The paper introduces Pre-trained Prompt Tuning (PPT) as a solution, which involves incorporating soft prompts during the original pre-training stage of PLMs. By establishing a pre-trained foundation, the PPT framework seeks a more robust initialization for soft prompts, consequently enhancing task-specific performances. To guarantee general applicability, a unified task form is developed, classifying tasks into three main types: sentence-pair classification, multiple-choice classification, and single-text classification. Each category is associated with a dedicated pre-training task to pre-train soft prompts effectively.
Empirical Evaluations
The paper reports extensive experimental evaluations across several datasets and PLMs, notably T5-XXL, mT5-XXL, and CPM-2. Results exhibit that by using the proposed PPT approach, the performance of prompt tuning aligns closely, and in certain cases, even surpasses that of full-model tuning.
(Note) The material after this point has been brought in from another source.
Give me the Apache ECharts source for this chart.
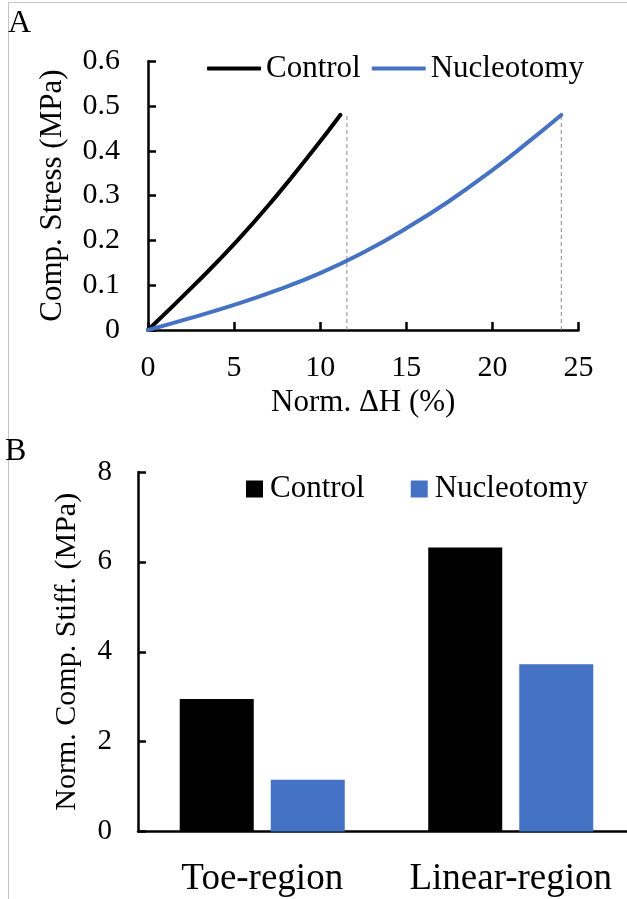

This achievement is consistent under both full-data and few-shot settings.
Quantitatively, the paper highlights that PPT not only enhances accuracy metrics but also shows lower variance in learning outcomes across various tasks. For instance, in sentiment classification and natural language inference tasks, PPT significantly outperformed traditional PT methods. The results support the hypothesis that well-initialized prompts via pre-training serve as a pivotal factor in achieving superior outcomes in few-shot learning scenarios.
Theoretical and Practical Implications
The theoretical impact of this work lies in its potential to redefine how large-scale PLMs can be practically employed across different NLP applications. By pinpointing and addressing the limitations inherent in prompt tuning related to soft prompt initialization, the authors propose a more resilient approach adaptable to varied data conditions.
From a practical standpoint, the PPT framework offers a compelling alternative to full-model tuning, particularly where computational resources are constrained. This method allows efficient storage and use of large-scale PLMs, thus proving invaluable when scaling models to numerous tasks without extensive retraining.
Future Prospects
The PPT framework sets a precedent for future research avenues in two fundamental ways. First, it opens up possibilities for expanding this approach to other domains and task types beyond classification, including generative tasks and multilingual contexts. Second, the methodology can inform enhanced techniques in training PLMs by incorporating self-supervised pre-training stages that better align with downstream applications.
In conclusion, the paper presents a well-founded, empirically-backed approach to prompt tuning that offers meaningful contributions to the field of few-shot learning. By leveraging pre-trained prompts, it not only advances the effectiveness of PT but also provides a scalable, resource-efficient solution that stands resilient across both data-scarce and data-rich scenarios.